(TASK BRIEF): Retype exactly what runs from the first line of the data to the line with "2009', 'Copetti 2008'];", keeping both of those lines and skipping pictures.

****************************************

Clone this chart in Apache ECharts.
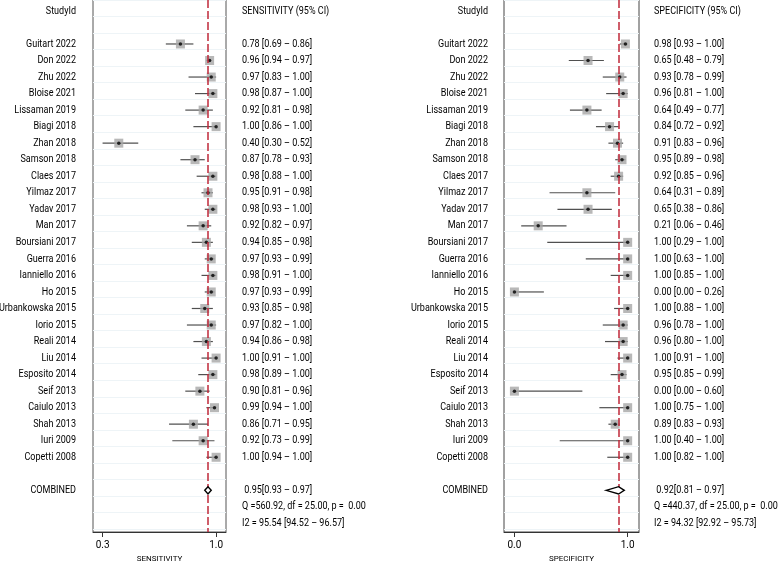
<!DOCTYPE html>
<html>
<head>
<meta charset="utf-8">
<script src="https://cdn.jsdelivr.net/npm/echarts@6/dist/echarts.min.js"></script>
<style>
  html, body { margin: 0; padding: 0; background: #fff; }
  #main { width: 778px; height: 568px; }
</style>
</head>
<body>
<div id="main"></div>
<script>
// study labels, top to bottom
var studies = ['Guitart 2022', 'Don 2022', 'Zhu 2022', 'Bloise 2021', 'Lissaman 2019', 'Biagi 2018',
    'Zhan 2018', 'Samson 2018', 'Claes 2017', 'Yilmaz 2017', 'Yadav 2017', 'Man 2017',
    'Boursiani 2017', 'Guerra 2016', 'Ianniello 2016', 'Ho 2015', 'Urbankowska 2015', 'Iorio 2015',
    'Reali 2014', 'Liu 2014', 'Esposito 2014', 'Seif 2013', 'Caiulo 2013', 'Shah 2013',
    'Iuri 2009', 'Copetti 2008'];

var sensEst = [0.78, 0.96, 0.97, 0.98, 0.92, 1.00, 0.40, 0.87, 0.98, 0.95, 0.98, 0.92, 0.94,
    0.97, 0.98, 0.97, 0.93, 0.97, 0.94, 1.00, 0.98, 0.90, 0.99, 0.86, 0.92, 1.00];
var sensLo = [0.69, 0.94, 0.83, 0.87, 0.81, 0.86, 0.30, 0.78, 0.88, 0.91, 0.93, 0.82, 0.85,
    0.93, 0.91, 0.93, 0.85, 0.82, 0.86, 0.91, 0.89, 0.81, 0.94, 0.71, 0.73, 0.94];
var sensHi = [0.86, 0.97, 1.00, 1.00, 0.98, 1.00, 0.52, 0.93, 1.00, 0.98, 1.00, 0.97, 0.98,
    0.99, 1.00, 0.99, 0.98, 1.00, 0.98, 1.00, 1.00, 0.96, 1.00, 0.95, 0.99, 1.00];

var specEst = [0.98, 0.65, 0.93, 0.96, 0.64, 0.84, 0.91, 0.95, 0.92, 0.64, 0.65, 0.21, 1.00,
    1.00, 1.00, 0.00, 1.00, 0.96, 0.96, 1.00, 0.95, 0.00, 1.00, 0.89, 1.00, 1.00];
var specLo = [0.93, 0.48, 0.78, 0.81, 0.49, 0.72, 0.83, 0.89, 0.85, 0.31, 0.38, 0.06, 0.29,
    0.63, 0.85, 0.00, 0.88, 0.78, 0.80, 0.91, 0.85, 0.00, 0.75, 0.83, 0.40, 0.82];
var specHi = [1.00, 0.79, 0.99, 1.00, 0.77, 0.92, 0.96, 0.98, 0.96, 0.89, 0.86, 0.46, 1.00,
    1.00, 1.00, 0.26, 1.00, 1.00, 1.00, 1.00, 0.99, 0.60, 1.00, 0.93, 1.00, 1.00];

// pooled estimate [est, lo, hi]
var sensPooled = [0.95, 0.93, 0.97];
var specPooled = [0.92, 0.81, 0.97];
var sensStats = ['Q =560.92, df = 25.00, p =  0.00', 'I2 = 95.54 [94.52 \u2013 96.57]'];
var specStats = ['Q =440.37, df = 25.00, p =  0.00', 'I2 = 94.32 [92.92 \u2013 95.73]'];

var sensTicks = [0.3, 1.0];
var specTicks = [0.0, 1.0];

var FONT = "Roboto, sans-serif";
var SQUEEZE = 0.86;   // the original face is a narrow one
var FIRST_ROW = 2, COMBINED_ROW = 29;

function fmt(v) { return v.toFixed(2); }

function panelSeries(idx, est, lo, hi, pooled) {
    var ci = est.map(function (e, i) { return [lo[i], hi[i], FIRST_ROW + i]; });
    var pts = est.map(function (e, i) { return [e, FIRST_ROW + i]; });
    return [
        {
            type: 'custom', xAxisIndex: idx, yAxisIndex: idx, data: ci, z: 2,
            renderItem: function (params, api) {
                var a = api.coord([api.value(0), api.value(2)]);
                var b = api.coord([api.value(1), api.value(2)]);
                return { type: 'line', shape: { x1: a[0], y1: a[1], x2: b[0], y2: b[1] },
                    style: { stroke: '#505050', lineWidth: 1.2 } };
            }
        },
        {
            type: 'scatter', xAxisIndex: idx, yAxisIndex: idx, data: pts, z: 3,
            symbol: 'rect', symbolSize: 9, itemStyle: { color: '#a6a6a6' }, silent: true
        },
        {
            type: 'scatter', xAxisIndex: idx, yAxisIndex: idx, data: pts, z: 4,
            symbol: 'circle', symbolSize: 3.5, itemStyle: { color: '#000' }, silent: true,
            markLine: {
                silent: true, symbol: 'none', label: { show: false },
                lineStyle: { color: '#c0283a', type: [8, 3], width: 1.5 },
                data: [{ xAxis: pooled[0] }]
            }
        },
        {
            type: 'custom', xAxisIndex: idx, yAxisIndex: idx, data: [[pooled[0], pooled[1], pooled[2], COMBINED_ROW]], z: 5,
            renderItem: function (params, api) {
                var y = api.value(3), h = 0.22;
                var p = [
                    api.coord([api.value(1), y]), api.coord([api.value(0), y - h]),
                    api.coord([api.value(2), y]), api.coord([api.value(0), y + h])
                ];
                return { type: 'polygon', shape: { points: p },
                    style: { fill: '#fff', stroke: '#000', lineWidth: 1.4 } };
            }
        }
    ];
}

function xAxisOf(idx, min, max, ticks, name) {
    return {
        type: 'value', gridIndex: idx, min: min, max: max,
        name: name, nameLocation: 'middle', nameGap: 23,
        nameTextStyle: { fontSize: 8, color: '#000', fontFamily: FONT },
        axisLine: { show: true, onZero: false, lineStyle: { color: '#333', width: 1 } },
        axisTick: { show: true, length: 5, customValues: ticks, lineStyle: { color: '#333' } },
        axisLabel: { customValues: ticks, fontSize: 10, color: '#000', fontFamily: FONT, margin: 8,
            formatter: function (v) { return v.toFixed(1); } },
        splitLine: { show: false }
    };
}

function yAxisOf(idx) {
    return {
        type: 'value', gridIndex: idx, inverse: true, min: -0.66, max: 31.52,
        interval: 1,
        axisLine: { show: false }, axisTick: { show: false }, axisLabel: { show: false },
        splitLine: { show: true, lineStyle: { color: '#eef4f7', width: 1 } }
    };
}

var chart = echarts.init(document.getElementById('main'));
var option = {
    animation: false,
    grid: [
        { left: 93, right: 552, top: -2, bottom: 29, show: true, borderColor: '#555', borderWidth: 1 },
        { left: 504, right: 139, top: -2, bottom: 29, show: true, borderColor: '#444', borderWidth: 1 }
    ],
    xAxis: [
        xAxisOf(0, 0.241, 1.061, sensTicks, 'SENSITIVITY'),
        xAxisOf(1, -0.092, 1.10, specTicks, 'SPECIFICITY')
    ],
    yAxis: [yAxisOf(0), yAxisOf(1)],
    series: panelSeries(0, sensEst, sensLo, sensHi, sensPooled)
        .concat(panelSeries(1, specEst, specLo, specHi, specPooled))
};
chart.setOption(option);

// text columns beside each panel
function rowY(row) { return chart.convertToPixel({ yAxisIndex: 0 }, row); }
function txt(x, row, s, align) {
    return { type: 'text', x: x, y: rowY(row), scaleX: SQUEEZE,
        style: { text: s, fill: '#000', fontSize: 10.5, fontFamily: FONT,
            align: align, verticalAlign: 'middle' } };
}
function columns(nameX, valX, header, est, lo, hi, pooled, stats) {
    var els = [txt(nameX, 0, 'StudyId', 'right'), txt(valX, 0, header, 'left')];
    studies.forEach(function (s, i) {
        els.push(txt(nameX, FIRST_ROW + i, s, 'right'));
        els.push(txt(valX, FIRST_ROW + i, fmt(est[i]) + ' [' + fmt(lo[i]) + ' \u2013 ' + fmt(hi[i]) + ']', 'left'));
    });
    els.push(txt(nameX, COMBINED_ROW, 'COMBINED', 'right'));
    els.push(txt(valX, COMBINED_ROW, ' ' + fmt(pooled[0]) + '[' + fmt(pooled[1]) + ' \u2013 ' + fmt(pooled[2]) + ']', 'left'));
    els.push(txt(valX, COMBINED_ROW + 1, stats[0], 'left'));
    els.push(txt(valX, COMBINED_ROW + 2, stats[1], 'left'));
    return els;
}
chart.setOption({
    graphic: columns(76, 242, 'SENSITIVITY (95% CI)', sensEst, sensLo, sensHi, sensPooled, sensStats)
        .concat(columns(488, 654, 'SPECIFICITY (95% CI)', specEst, specLo, specHi, specPooled, specStats))
});
</script>
</body>
</html>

****************************************

(SOLUTION FOR THIS EXERCISE):
Clone this chart in Apache ECharts.
<!DOCTYPE html>
<html>
<head>
<meta charset="utf-8">
<script src="https://cdn.jsdelivr.net/npm/echarts@6/dist/echarts.min.js"></script>
<style>
  html, body { margin: 0; padding: 0; background: #fff; }
  #main { width: 778px; height: 568px; }
</style>
</head>
<body>
<div id="main"></div>
<script>
// study labels, top to bottom
var studies = ['Guitart 2022', 'Don 2022', 'Zhu 2022', 'Bloise 2021', 'Lissaman 2019', 'Biagi 2018',
    'Zhan 2018', 'Samson 2018', 'Claes 2017', 'Yilmaz 2017', 'Yadav 2017', 'Man 2017',
    'Boursiani 2017', 'Guerra 2016', 'Ianniello 2016', 'Ho 2015', 'Urbankowska 2015', 'Iorio 2015',
    'Reali 2014', 'Liu 2014', 'Esposito 2014', 'Seif 2013', 'Caiulo 2013', 'Shah 2013',
    'Iuri 2009', 'Copetti 2008'];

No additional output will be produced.